At eight years old I couldn’t imagine what would become of me. I had watched my dad walk through a window, attempting to reach a blinding light he believed was God. I had seen sheriff’s deputies hie him away in a patrol car, had seen my mother weeping, had wandered through our four-room house wide-eyed and mute until I, book in hand, squeezed myself behind the bed I shared with my sister.
The story was the life of George Washington Carver, who was like me a person to whom things had happened but whom had survived, poor Carver without either parent and without agency.
I did not know when my father would return, if ever, and I tried to overlook the worry in my mother’s eyes and not ask her questions that made her scared. I thought about The Boxcar Children, a book my teacher was reading aloud to my class at school, about four children who lost both parents and lived alone in an abandoned boxcar in the woods. I knew things had ended well for those kids.

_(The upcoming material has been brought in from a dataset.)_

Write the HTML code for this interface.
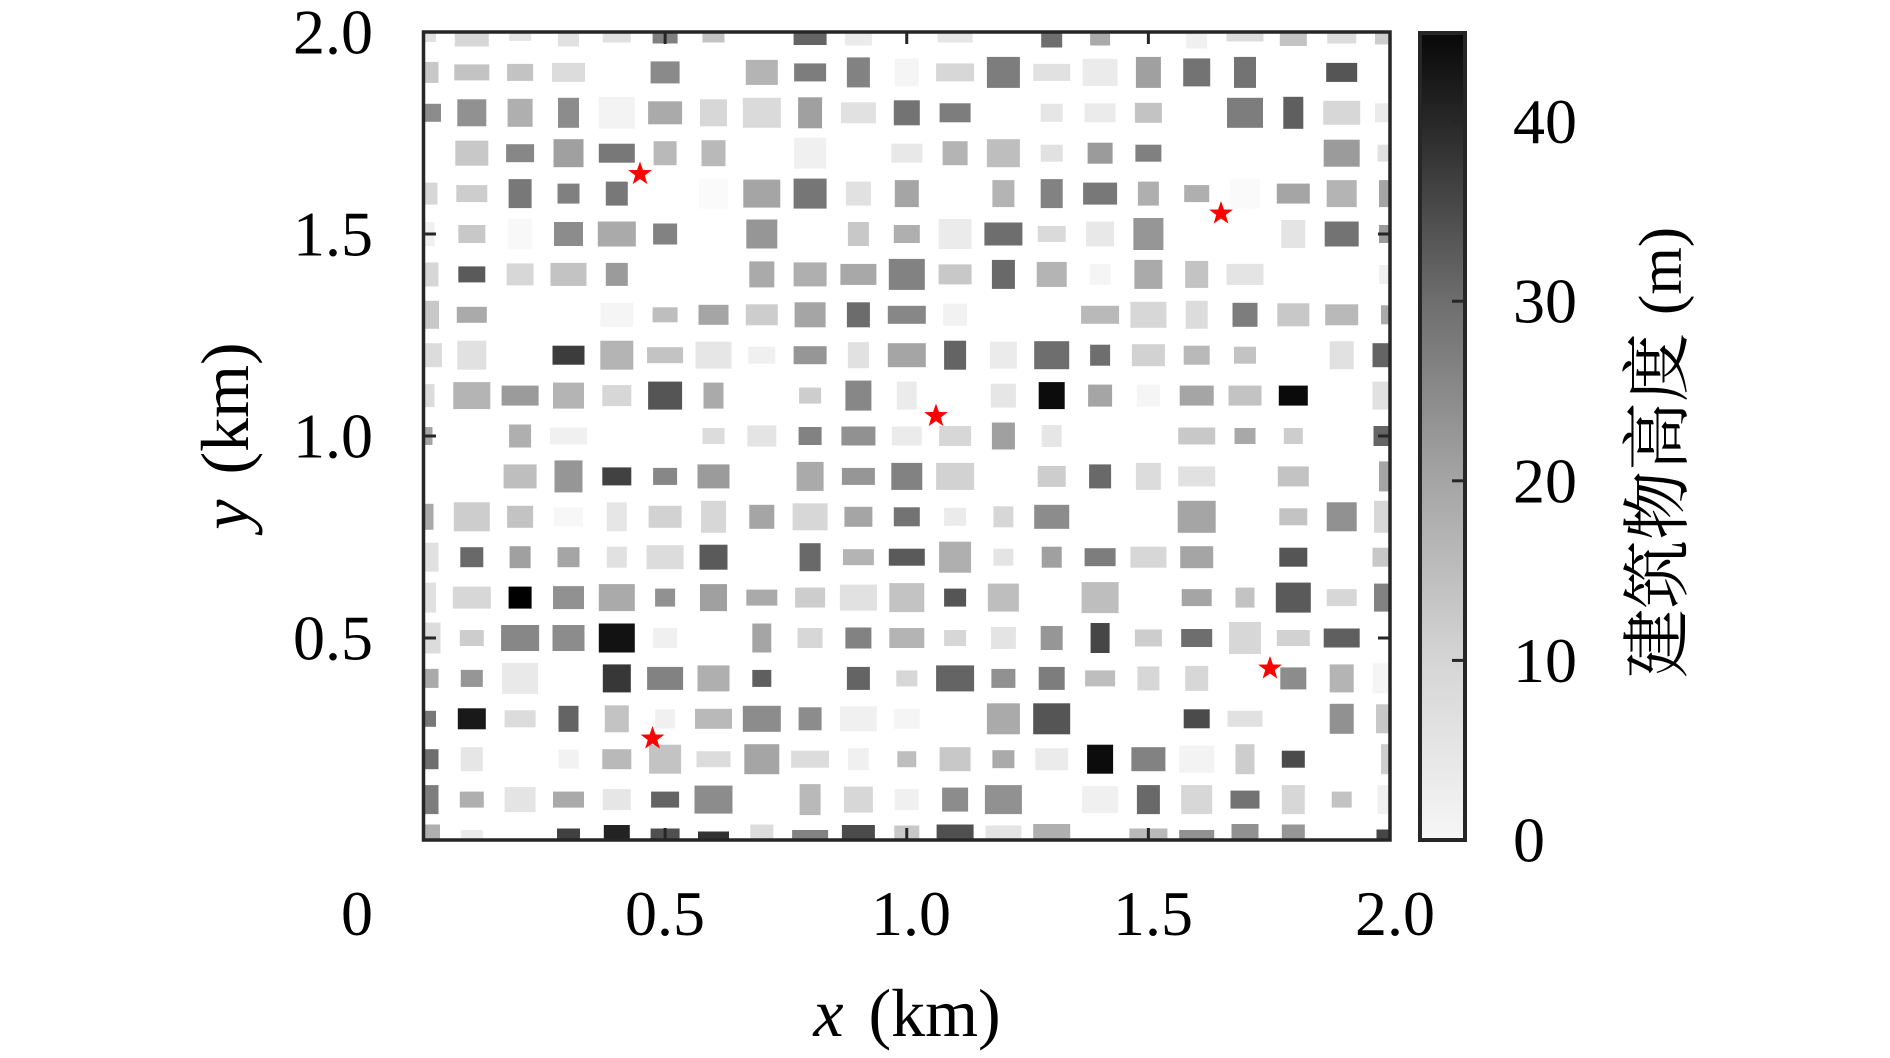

Somewhere in the grim months of my father’s first nervous breakdown—which became a black hole in my memory, a void of bleak uncertainty and maybe even despair—I learned what could save me and, by extension, save all of us.
I know nothing more powerful than the power of stories. I say this again: They saved my life.
Immersion in story when I was most impressionable drove home what my father already demanded of his children before a supernova sucked him away, that we understand the art of empathy. Stories of the “other” are the scaffolding of empathy, and in my father’s paradigm, empathy required action. For example, a heron struck on the highway required that my father splint its broken wing. An elderly man who appeared at my dad’s junkyard on Christmas Day hoping to pawn tools meant gathering up a box of food. A hitchhiker needed a ride.
Exactly what would become of me was set in motion during those early years on a junkyard in southern Georgia, with my father locked away in a crazyhouse in Milledgeville and orbiting a far and bewildering side of the universe, and my mother tight-lipped, doing what had to be done.
I would become a writer of stories with hidden agendas, essentially to make the world a more empathetic place.
If the arc of time bends toward justice, stories are what push us along. I believe that the world needs stories. Human civilization depends on them. I believe that all stories matter. Your story matters. I long to know who you are, what you have seen, and what you know. Therefore, you matter. What happens to you matters.